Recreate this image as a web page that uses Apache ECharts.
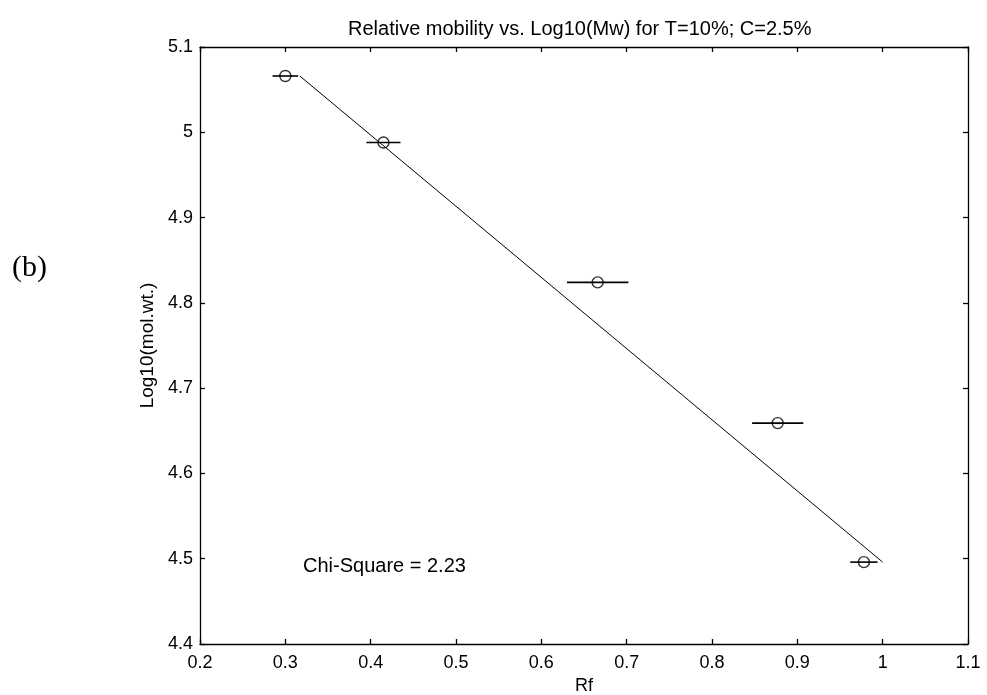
<!DOCTYPE html>
<html>
<head>
<meta charset="utf-8">
<script src="https://cdn.jsdelivr.net/npm/echarts@6/dist/echarts.min.js"></script>
<style>
html,body{margin:0;padding:0;background:#fff;}
#chart{width:987px;height:695px;}
</style>
</head>
<body>
<div id="chart"></div>
<script>
// ---- data ----
const rf      = [0.300, 0.415, 0.666, 0.877, 0.978];
const logMw   = [5.066, 4.988, 4.824, 4.659, 4.496];
const rfErr   = [0.015, 0.020, 0.036, 0.030, 0.016];
const fitRf   = [0.317, 1.000];
const fitLog  = [5.066, 4.496];
const xTicks  = ['0.2','0.3','0.4','0.5','0.6','0.7','0.8','0.9','1','1.1'];
const yTicks  = ['4.4','4.5','4.6','4.7','4.8','4.9','5','5.1'];
const titleText = 'Relative mobility vs. Log10(Mw) for T=10%; C=2.5%';
const chiText   = 'Chi-Square = 2.23';

const FONT = '"Liberation Sans", Arial, sans-serif';
const pts = rf.map((x, i) => [x, logMw[i], rfErr[i]]);
const fit = fitRf.map((x, i) => [x, fitLog[i]]);

const xLab = v => { const i = Math.round((v - 0.2) / 0.1); return xTicks[i] !== undefined ? xTicks[i] : ''; };
const yLab = v => { const i = Math.round((v - 4.4) / 0.1); return yTicks[i] !== undefined ? yTicks[i] : ''; };

const axisCommon = {
  type: 'value',
  axisLine: { show: true, onZero: false, lineStyle: { color: '#000', width: 1.3 } },
  axisTick: { show: true, inside: true, length: 5, lineStyle: { color: '#000', width: 1.3 } },
  splitLine: { show: false }
};

const chart = echarts.init(document.getElementById('chart'));
chart.setOption({
  backgroundColor: '#fff',
  animation: false,
  title: {
    text: titleText, left: 343, top: 14,
    textStyle: { fontFamily: FONT, fontSize: 20, fontWeight: 'normal', color: '#000' }
  },
  grid: { left: 200, right: 19, top: 47, bottom: 51, containLabel: false, outerBoundsMode: 'none' },
  xAxis: [
    Object.assign({}, axisCommon, {
      min: 0.2, max: 1.1, interval: 0.1, position: 'bottom',
      axisLabel: { formatter: xLab, color: '#000', fontFamily: FONT, fontSize: 18, margin: 10 },
      name: 'Rf', nameLocation: 'middle', nameGap: 32,
      nameTextStyle: { color: '#000', fontFamily: FONT, fontSize: 18 }
    }),
    Object.assign({}, axisCommon, {
      min: 0.2, max: 1.1, interval: 0.1, position: 'top',
      axisLabel: { show: false }
    })
  ],
  yAxis: [
    Object.assign({}, axisCommon, {
      min: 4.4, max: 5.1, interval: 0.1, position: 'left',
      axisLabel: { formatter: yLab, color: '#000', fontFamily: FONT, fontSize: 18, margin: 7 },
      name: 'Log10(mol.wt.)', nameLocation: 'middle', nameGap: 35,
      nameTextStyle: { color: '#000', fontFamily: FONT, fontSize: 19 }
    }),
    Object.assign({}, axisCommon, {
      min: 4.4, max: 5.1, interval: 0.1, position: 'right',
      axisLabel: { show: false }
    })
  ],
  graphic: [
    { type: 'text', left: 12, top: 253,
      style: { text: '(b)', font: '30px "Liberation Serif", "DejaVu Serif", serif', fill: '#000' } },
    { type: 'text', left: 303, top: 556,
      style: { text: chiText, font: '20px "Liberation Sans", Arial, sans-serif', fill: '#000' } }
  ],
  series: [
    {
      type: 'line', data: fit, symbol: 'none', silent: true,
      lineStyle: { color: '#000', width: 1 }
    },
    {
      type: 'custom', data: pts, silent: true,
      renderItem: function (params, api) {
        const x = api.value(0), y = api.value(1), e = api.value(2);
        const p1 = api.coord([x - e, y]);
        const p2 = api.coord([x + e, y]);
        return { type: 'line', shape: { x1: p1[0], y1: p1[1], x2: p2[0], y2: p2[1] },
                 style: { stroke: '#000', lineWidth: 1.6 } };
      }
    },
    {
      type: 'scatter', data: pts, symbol: 'circle', symbolSize: 11, silent: true,
      itemStyle: { color: 'rgba(0,0,0,0)', borderColor: '#000', borderWidth: 1.4 }
    }
  ]
});
</script>
</body>
</html>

Task description
Retype everything in the material word for word, minus pictures.

Correct result
Recreate this image as a web page that uses Apache ECharts.
<!DOCTYPE html>
<html>
<head>
<meta charset="utf-8">
<script src="https://cdn.jsdelivr.net/npm/echarts@6/dist/echarts.min.js"></script>
<style>
html,body{margin:0;padding:0;background:#fff;}
#chart{width:987px;height:695px;}
</style>
</head>
<body>
<div id="chart"></div>
<script>
// ---- data ----
const rf      = [0.300, 0.415, 0.666, 0.877, 0.978];
const logMw   = [5.066, 4.988, 4.824, 4.659, 4.496];
const rfErr   = [0.015, 0.020, 0.036, 0.030, 0.016];
const fitRf   = [0.317, 1.000];
const fitLog  = [5.066, 4.496];
const xTicks  = ['0.2','0.3','0.4','0.5','0.6','0.7','0.8','0.9','1','1.1'];
const yTicks  = ['4.4','4.5','4.6','4.7','4.8','4.9','5','5.1'];
const titleText = 'Relative mobility vs. Log10(Mw) for T=10%; C=2.5%';
const chiText   = 'Chi-Square = 2.23';

const FONT = '"Liberation Sans", Arial, sans-serif';
const pts = rf.map((x, i) => [x, logMw[i], rfErr[i]]);
const fit = fitRf.map((x, i) => [x, fitLog[i]]);

const xLab = v => { const i = Math.round((v - 0.2) / 0.1); return xTicks[i] !== undefined ? xTicks[i] : ''; };
const yLab = v => { const i = Math.round((v - 4.4) / 0.1); return yTicks[i] !== undefined ? yTicks[i] : ''; };

const axisCommon = {
  type: 'value',
  axisLine: { show: true, onZero: false, lineStyle: { color: '#000', width: 1.3 } },
  axisTick: { show: true, inside: true, length: 5, lineStyle: { color: '#000', width: 1.3 } },
  splitLine: { show: false }
};

const chart = echarts.init(document.getElementById('chart'));
chart.setOption({
  backgroundColor: '#fff',
  animation: false,
  title: {
    text: titleText, left: 343, top: 14,
    textStyle: { fontFamily: FONT, fontSize: 20, fontWeight: 'normal', color: '#000' }
  },
  grid: { left: 200, right: 19, top: 47, bottom: 51, containLabel: false, outerBoundsMode: 'none' },
  xAxis: [
    Object.assign({}, axisCommon, {
      min: 0.2, max: 1.1, interval: 0.1, position: 'bottom',
      axisLabel: { formatter: xLab, color: '#000', fontFamily: FONT, fontSize: 18, margin: 10 },
      name: 'Rf', nameLocation: 'middle', nameGap: 32,
      nameTextStyle: { color: '#000', fontFamily: FONT, fontSize: 18 }
    }),
    Object.assign({}, axisCommon, {
      min: 0.2, max: 1.1, interval: 0.1, position: 'top',
      axisLabel: { show: false }
    })
  ],
  yAxis: [
    Object.assign({}, axisCommon, {
      min: 4.4, max: 5.1, interval: 0.1, position: 'left',
      axisLabel: { formatter: yLab, color: '#000', fontFamily: FONT, fontSize: 18, margin: 7 },
      name: 'Log10(mol.wt.)', nameLocation: 'middle', nameGap: 35,
      nameTextStyle: { color: '#000', fontFamily: FONT, fontSize: 19 }
    }),
    Object.assign({}, axisCommon, {
      min: 4.4, max: 5.1, interval: 0.1, position: 'right',
      axisLabel: { show: false }
    })
  ],
  graphic: [
    { type: 'text', left: 12, top: 253,
      style: { text: '(b)', font: '30px "Liberation Serif", "DejaVu Serif", serif', fill: '#000' } },
    { type: 'text', left: 303, top: 556,
      style: { text: chiText, font: '20px "Liberation Sans", Arial, sans-serif', fill: '#000' } }
  ],
  series: [
    {
      type: 'line', data: fit, symbol: 'none', silent: true,
      lineStyle: { color: '#000', width: 1 }
    },
    {
      type: 'custom', data: pts, silent: true,
      renderItem: function (params, api) {
        const x = api.value(0), y = api.value(1), e = api.value(2);
        const p1 = api.coord([x - e, y]);
        const p2 = api.coord([x + e, y]);
        return { type: 'line', shape: { x1: p1[0], y1: p1[1], x2: p2[0], y2: p2[1] },
                 style: { stroke: '#000', lineWidth: 1.6 } };
      }
    },
    {
      type: 'scatter', data: pts, symbol: 'circle', symbolSize: 11, silent: true,
      itemStyle: { color: 'rgba(0,0,0,0)', borderColor: '#000', borderWidth: 1.4 }
    }
  ]
});
</script>
</body>
</html>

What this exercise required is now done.